In simple terms, Gap Insurance is designed to protect you against the financial impact of depreciation. It covers the difference between your motor insurer’s settlement following a total loss and a higher protected amount, depending on the type of policy you choose.

Why Gap Insurance is important

If your vehicle is declared a total loss, your motor insurer will settle the claim based on its market value at the time of the incident. This is typically lower than the amount you originally paid, as vehicles depreciate over time.

This can significantly affect your ability to replace your vehicle like-for-like.

If your vehicle is financed, you may also remain liable for any outstanding balance on your agreement. In many cases, the insurer’s settlement will not be sufficient to clear this amount, leaving you to fund the difference yourself.

How Gap Insurance works

Gap Insurance is designed to cover that shortfall.

Depending on the policy selected, it can:

  • Settle any outstanding finance or lease balance
  • Return you to the original invoice price of your vehicle
  • Provide funds towards a replacement vehicle of a similar specification

This ensures that, in the event of a total loss, you are not left in a financially disadvantaged position.

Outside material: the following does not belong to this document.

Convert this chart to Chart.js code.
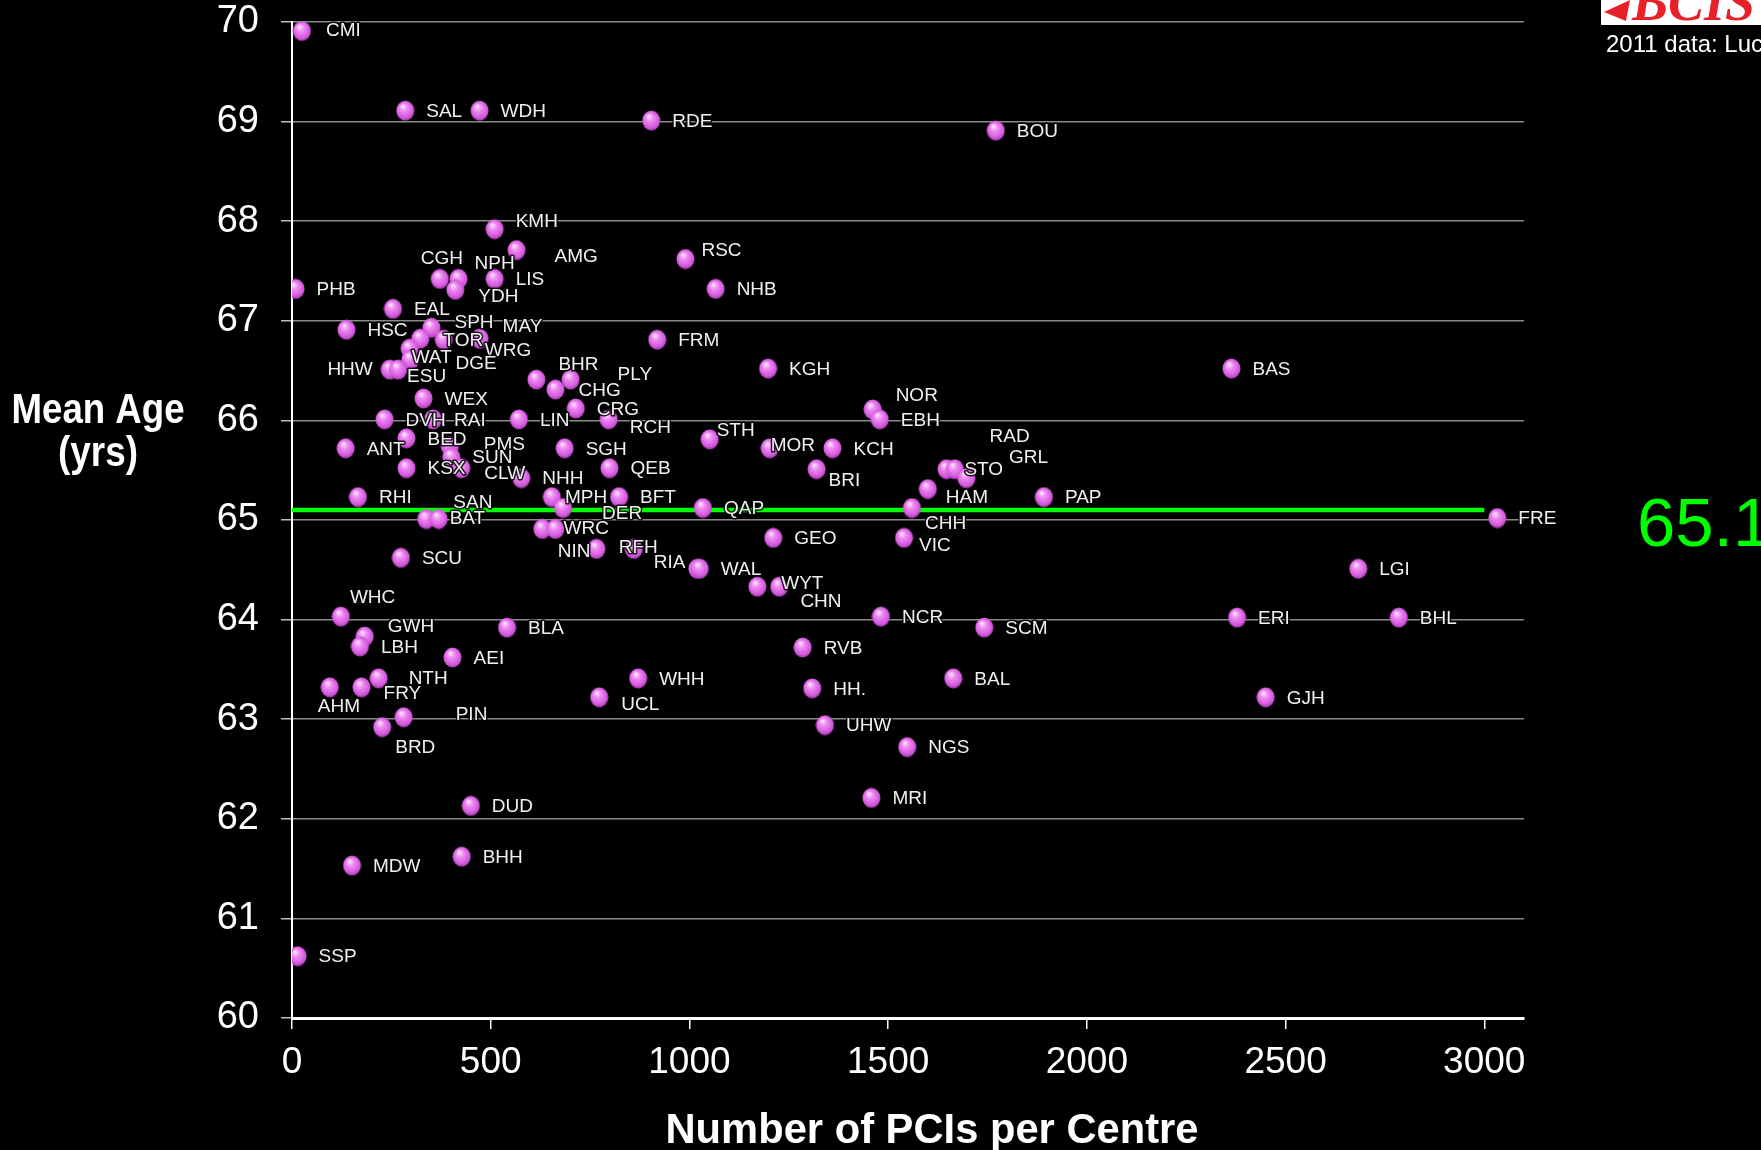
<!DOCTYPE html>
<html>
<head>
<meta charset="utf-8">
<script src="https://cdn.jsdelivr.net/npm/chart.js@4.4.1/dist/chart.umd.min.js"></script>
<style>
  html, body { margin: 0; padding: 0; background: #000; }
  #wrap { width: 1761px; height: 1150px; }
</style>
</head>
<body>
<div id="wrap"><canvas id="myChart" width="1761" height="1150"></canvas></div>
<script>
// ** Data: centre code, PCIs per centre, mean age (yrs)
const centres = ['CMI','SAL','WDH','RDE','BOU','KMH','AMG','RSC','CGH','NPH','YDH','LIS','PHB','NHB','EAL','HSC','SPH','TOR','WRG','MAY','FRM','WAT','DGE','HHW','ESU','BHR','PLY','CHG','KGH','BAS','WEX','NOR','EBH','CRG','DVH','RAI','LIN','RCH','STH','BED','ANT','PMS','SUN','SGH','MOR','KCH','KSX','CLW','NHH','QEB','BRI','RAD','GRL','STO','HAM','RHI','MPH','BFT','PAP','DER','QAP','CHH','SAN','BAT','FRE','','WRC','GEO','VIC','NIN','RFH','SCU','RIA','WAL','LGI','CHN','WYT','WHC','NCR','ERI','BHL','BLA','SCM','GWH','LBH','RVB','AEI','NTH','WHH','BAL','AHM','FRY','HH.','UCL','GJH','PIN','UHW','BRD','NGS','DUD','MRI','BHH','MDW','SSP']
const pcis = [25,285,472,904,1771,510,565,990,372,419,411,510,9,1066,254,137,351,323,382,472,919,296,298,246,267,615,701,663,1198,2364,331,1461,1479,714,233,355,571,797,1051,288,135,397,401,686,1202,1360,288,426,577,799,1320,1647,1668,1697,1600,166,654,823,1892,682,1034,1560,338,369,3033,630,663,1211,1540,766,860,274,1020,1026,2683,1171,1226,123,1482,2378,2785,541,1742,183,171,1285,404,218,871,1664,95,175,1309,773,2450,281,1341,227,1548,450,1458,427,151,14]
const meanAges = [69.91,69.11,69.11,69.01,68.91,67.92,67.71,67.62,67.42,67.42,67.31,67.42,67.32,67.32,67.12,66.91,66.93,66.82,66.81,66.82,66.81,66.72,66.61,66.51,66.51,66.41,66.41,66.31,66.52,66.52,66.22,66.11,66.01,66.12,66.01,66.01,66.01,66.01,65.81,65.82,65.72,65.74,65.63,65.72,65.72,65.72,65.52,65.52,65.42,65.52,65.51,65.51,65.51,65.42,65.31,65.23,65.23,65.23,65.23,65.12,65.12,65.12,65.01,65.01,65.02,64.91,64.91,64.82,64.82,64.71,64.71,64.62,64.51,64.51,64.51,64.33,64.33,64.03,64.03,64.02,64.02,63.92,63.92,63.83,63.73,63.72,63.62,63.41,63.41,63.41,63.32,63.32,63.31,63.22,63.22,63.02,62.94,62.92,62.72,62.13,62.21,61.62,61.53,60.62]
const nationalMean = 65.1
const xTicks = [0, 500, 1000, 1500, 2000, 2500, 3000]
const yTicks = [60, 61, 62, 63, 64, 65, 66, 67, 68, 69, 70]

// label nudges in px (dx, dy, align) where the slide moved a label off the default spot
const labelNudge = {
  CMI: [24, 0], KMH: [21, -7], AMG: [38, 7], RSC: [16, -8], CGH: [-19, -20], NPH: [16, -15],
  YDH: [23, 7], SPH: [23, -5], MAY: [23, -12], TOR: [23, 2], WRG: [41, 11], WAT: [2, 9],
  DGE: [45, 4], HHW: [-17, 0, 'right'], ESU: [9, 7], BHR: [22, -15], PLY: [47, -5], CHG: [23, 1],
  RCH: [21, 8], STH: [7, -9], PMS: [34, -2], CLW: [23, 6], SAN: [27, -16], BAT: [11, 0],
  MPH: [13, 1], DER: [39, 6], WRC: [8, 0], NIN: [-6, 3, 'right'], RFH: [-15, -1], RIA: [-12, -6, 'right'],
  WHC: [9, -19], GWH: [23, -10], NTH: [30, 0], FRY: [22, 6], AHM: [-12, 19], UCL: [22, 7],
  PIN: [52, -2], BRD: [13, 21], NOR: [23, -14], MOR: [1, -3], BRI: [12, 12], RAD: [43, -32],
  GRL: [54, -11], STO: [-2, -8], HAM: [18, 9], CHH: [13, 16], VIC: [15, 8], WYT: [2, -3], CHN: [43, 15]
}

// shaded magenta ball like the slide's 3D markers
function makeBall() {
  const c = document.createElement('canvas')
  c.width = 19
  c.height = 21
  const g = c.getContext('2d')
  const grad = g.createRadialGradient(7, 6, 0.5, 9.5, 10.5, 11)
  grad.addColorStop(0, '#ffe8ff')
  grad.addColorStop(0.3, '#f08cf4')
  grad.addColorStop(0.75, '#d258dc')
  grad.addColorStop(1, '#8c2c94')
  g.fillStyle = grad
  g.beginPath()
  g.ellipse(9.5, 10.5, 9, 10, 0, 0, Math.PI * 2)
  g.fill()
  return c
}

function squishText(ctx, text, cx, baseline, font, width) {
  ctx.save()
  ctx.font = font
  const k = Math.min(1, width / ctx.measureText(text).width)
  ctx.translate(cx, baseline)
  ctx.scale(k, 1)
  ctx.textAlign = 'center'
  ctx.textBaseline = 'alphabetic'
  ctx.fillText(text, 0, 0)
  ctx.restore()
}

const slideText = {
  id: 'slideText',
  afterDatasetsDraw(chart) {
    const ctx = chart.ctx
    const pts = chart.getDatasetMeta(0).data
    ctx.save()
    ctx.font = '19px "Liberation Sans", Arial, sans-serif'
    ctx.textBaseline = 'middle'
    ctx.lineJoin = 'round'
    pts.forEach((p, i) => {
      const name = centres[i]
      if (!name) return
      const [dx, dy, align] = labelNudge[name] || [21, 1]
      ctx.textAlign = align || 'left'
      ctx.strokeStyle = 'rgba(0,0,0,0.85)'
      ctx.lineWidth = 3
      ctx.strokeText(name, p.x + dx, p.y + dy)
      ctx.fillStyle = '#f0f0f0'
      ctx.fillText(name, p.x + dx, p.y + dy)
    })
    ctx.restore()
  },
  afterDraw(chart) {
    const ctx = chart.ctx
    ctx.save()
    ctx.fillStyle = '#ffffff'
    squishText(ctx, 'Mean Age', 98, 423, 'bold 42px "Liberation Sans", Arial, sans-serif', 173)
    squishText(ctx, '(yrs)', 98, 466, 'bold 42px "Liberation Sans", Arial, sans-serif', 80)
    squishText(ctx, 'Number of PCIs per Centre', 932, 1143, 'bold 43px "Liberation Sans", Arial, sans-serif', 533)

    // mean value call-out
    const yMean = chart.scales.y.getPixelForValue(nationalMean)
    ctx.fillStyle = '#00ff00'
    ctx.font = '69px "Liberation Sans", Arial, sans-serif'
    ctx.textAlign = 'left'
    ctx.textBaseline = 'middle'
    ctx.fillText(String(nationalMean), 1637, yMean + 17)

    // logo corner + source note
    ctx.fillStyle = '#ffffff'
    ctx.fillRect(1601, 0, 160, 25)
    ctx.beginPath()
    ctx.rect(1601, 0, 160, 25)
    ctx.clip()
    ctx.fillStyle = '#e8202a'
    ctx.beginPath()
    ctx.moveTo(1604, 12)
    ctx.lineTo(1630, 0)
    ctx.lineTo(1626, 21)
    ctx.closePath()
    ctx.fill()
    ctx.font = 'italic bold 54px "Liberation Serif", serif'
    ctx.textBaseline = 'alphabetic'
    ctx.fillText('BCIS', 1632, 20)
    ctx.restore()

    ctx.save()
    ctx.fillStyle = '#ffffff'
    ctx.font = '24px "Liberation Sans", Arial, sans-serif'
    ctx.textBaseline = 'middle'
    ctx.fillText('2011 data: Lucy', 1606, 45)
    ctx.restore()
  }
}

const ctx = document.getElementById('myChart').getContext('2d')
const myChart = new Chart(ctx, {
  type: 'scatter',
  data: {
    datasets: [
      {
        data: pcis.map((x, i) => ({ x, y: meanAges[i] })),
        pointStyle: makeBall(),
        order: 1
      },
      {
        type: 'line',
        data: [{ x: 0, y: nationalMean }, { x: 3000, y: nationalMean }],
        borderColor: '#00ff00',
        borderWidth: 4.5,
        pointRadius: 0,
        order: 2
      }
    ]
  },
  options: {
    responsive: false,
    animation: false,
    devicePixelRatio: 1,
    layout: { padding: { top: 22, right: 237, left: 0, bottom: 0 } },
    plugins: { legend: { display: false }, tooltip: { enabled: false } },
    scales: {
      x: {
        type: 'linear',
        min: 0,
        max: 3100,
        afterBuildTicks: s => { s.ticks = xTicks.map(v => ({ value: v })) },
        afterFit: s => { s.height = 132; s.paddingLeft = 0; s.paddingRight = 0 },
        grid: { drawOnChartArea: false, drawTicks: true, tickLength: 11, tickColor: '#ffffff', lineWidth: 1.5 },
        border: { color: '#ffffff', width: 3 },
        ticks: { color: '#ffffff', padding: 12, font: { family: '"Liberation Sans", Arial', size: 37 }, callback: v => String(v) }
      },
      y: {
        min: 60,
        max: 70,
        afterBuildTicks: s => { s.ticks = yTicks.map(v => ({ value: v })) },
        afterFit: s => { s.width = 292; s.paddingTop = 0; s.paddingBottom = 0 },
        grid: { color: '#8a8a8a', lineWidth: 1.5, tickLength: 11, tickColor: '#bdbdbd' },
        border: { color: '#ffffff', width: 2 },
        ticks: { color: '#ffffff', padding: 22, font: { family: '"Liberation Sans", Arial', size: 38 }, callback: v => String(v) }
      }
    }
  },
  plugins: [slideText]
})
</script>
</body>
</html>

Cover tailored to your circumstances

At Direct Gap, we offer a range of policies to suit different vehicle purchase types and customer requirements.

Whether you are looking to protect a finance agreement, safeguard your original purchase price or ensure you can replace your vehicle with an equivalent model, there are options available. Policies can also be structured to reflect how long you intend to keep the vehicle.

A practical example

Consider a vehicle purchased for £21,000.

After three years, it is declared a total loss and the motor insurer provides a settlement of £11,000 based on its market value at that time.

Without Gap Insurance, the remaining £10,000 shortfall would need to be covered by the customer.

With a Return to Invoice policy in place, this difference could be covered in line with the policy terms, allowing the customer to replace their vehicle without additional financial burden.

Understanding the risk

In the UK, hundreds of thousands of vehicles are written off each year. While comprehensive motor insurance provides essential protection, it does not account for depreciation or finance shortfalls.

Gap Insurance is designed to address this specific risk, providing an additional layer of financial protection where standard motor insurance ends.